At the wedding, Emily experiences qualms about starting a new life with George. She seems to fulfill her mother's fears that she is too naive to become a wife. Emily — who misinterprets her apprehension as hatred of George — urges her "papa" to take her away. Her function in the wedding scene is to suggest the universal terror that brides sometimes undergo. In the end, however, she disengages herself from her father's protection and establishes a reliance on her future husband.

Emily's chief function is reserved for Act III. After dying in childbirth and leaving behind a four-year-old son, she hesitantly joins the spirits in the cemetery. She cannot accept her position at first, and being new, she is able to comment on the relative difference between the living and dead. Of the living, she says: "They're sort of shut up in little boxes " Thus, part of her function is to note the irony that she, recently buried in a hillside grave, knows more freedom than the living, who are confined and unjoined to other living beings.

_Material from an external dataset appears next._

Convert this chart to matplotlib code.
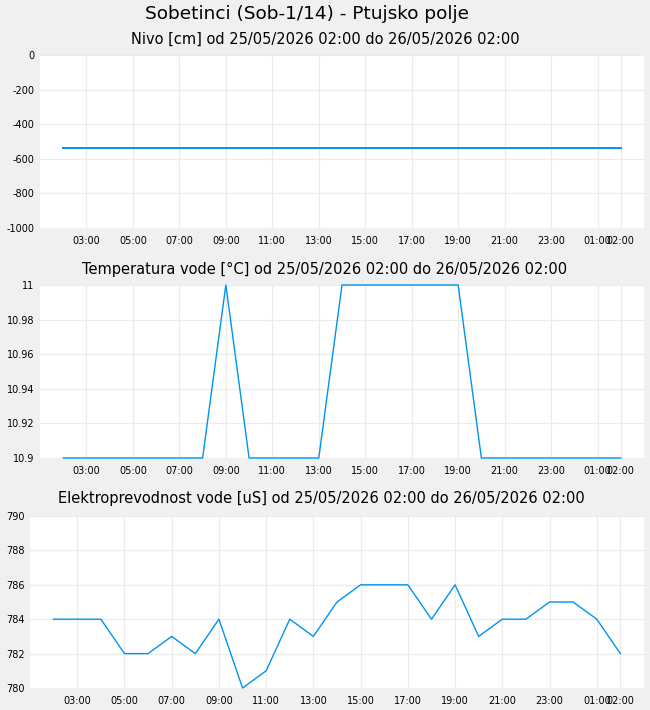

When Emily asks to relive a day in her life, she assists the Stage Manager in speaking Wilder's philosophy concerning the meaning of life and living. During this day, she realizes that the living are so involved in performing commonplace tasks that they take no time to gain a balanced perception of the acts that they perform. They are burdened with troubles and earthly concerns to the point that they miss the ecstasy of the moment. As Emily asks the Stage Manager, "Do human beings ever realize life while they live it?" Apparently, it is not until death that people comprehend that every moment of life is wonderful but that most people fail to relish the experience.

In the final scene, Emily, who has loved George very deeply, has attained a detachment and serenity that the living do not possess. She can therefore observe George's grief without any of the passion of the living. She simply comments that the living don't understand. Thus, Wilder uses Emily as an example of how the average person can live, marry, and die before comprehending the potential of life.